As I reflect on the year that was and take stock of how the said plans were executed – well, I can only shake my head. 2016 was quite possibly the busiest year to date. Crazy busy. Chase your tail. Tear your hair out. Only get to the “urgent” things on your list. Send your son to school with yesterday’s socks because you forgot to turn the washing machine on kind of busy (he threatened to call welfare – entirely appropriate reaction I thought). It was the type of year I specifically said I didn’t want to have.

And so now, as the end approaches, I think “fantastic – it’s nearly over”…

But then … A funny thing is happening … As I sit and actually truly reflect on this year, as I pause long enough to let the “visual slideshow” of my memories of 2016 play, I’m smiling.

In fact I’m grinning and there’s a really lovely chuckle rising from the depths of my soul. I am seeing the smiling face of my son and his rowing mates as they come up from a fog-heavy river after early morning training eager for the hot breakfast I’ve cooked for them at the clubhouse.

I’m seeing the pride burst from their man-child bodies as they stand up there, the four of them, to collect their first medal at the Sydney International Rowing Centre and I’m recalling the tears that stung my eyes as the year of five days a week training and 4.30am starts suddenly makes perfect sense.

I’m seeing the people I volunteer with at our health committee, the Aboriginal elder telling me of his life as a stolen generation child and his passion to join our team to help his community. I’m remembering the feeling of my own pride at being able to stand on a stage and accept the health excellence award for our volunteer services.

I’m smiling as I think of the cat that’s not mine which has chosen our crazy, hectic, disorganised home as his own and how the warmth of his little body curled against mine and his purring have comforted me to sleep on many a stressed night.

I am filled with love for my dog Daisy who has licked the tears of frustration and exhaustion from my face and lumped her massive body on mine to will me to happiness.

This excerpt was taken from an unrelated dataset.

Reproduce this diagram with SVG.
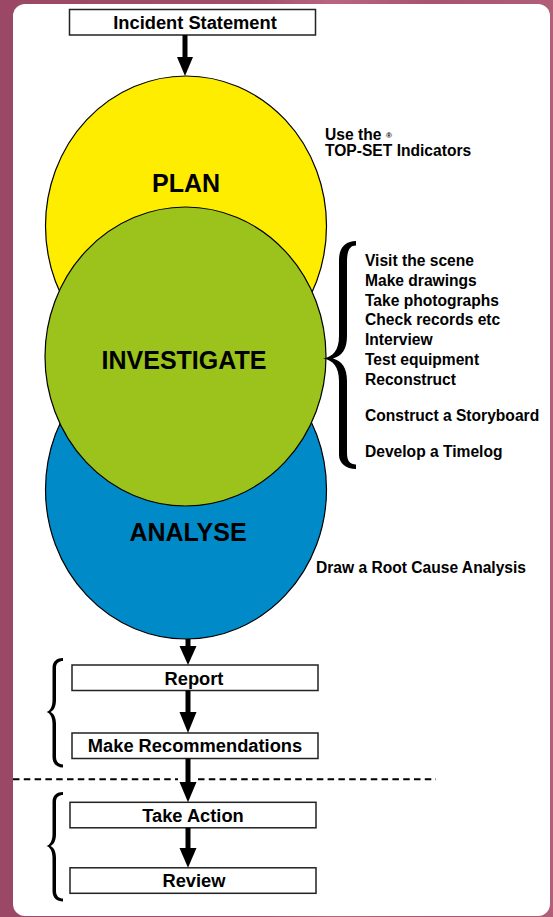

And I’m thinking of the fact that I am so busy, so desperately tired, because I’ve actually had incredible business opportunities this year. Sure, the door of opportunity didn’t automatically and smoothly slide open – it screeched and protested as I used all my strength to out-power it’s rusty hinges – but it opened. And I walked through it.

So I have actually chosen my year, the year that was 2016. It was quite different. It was quite unexpected. And it was quite challenging. But on reflection, it was quite perfect.

If I could have one wish for you, it would be that you can see the joy, the opportunity and the smiles in even the most exhausting of times, the roughest of years. And that you can see all that you are and all that you have done. Never underestimate yourself.

“You put soul into this year, darling. You put heart into your choices. You inspired others and surprised yourself. You brightened up dark spaces. You found beauty in the most unlikely places. You dug deep into your gut so your spirit could dance again. 2016 is proud of you, lovely one. And 2017 will be too.”

And to all, have a Merry Christmas. And thank you for giving me the privilege of writing to you for another year. I look forward to 2017.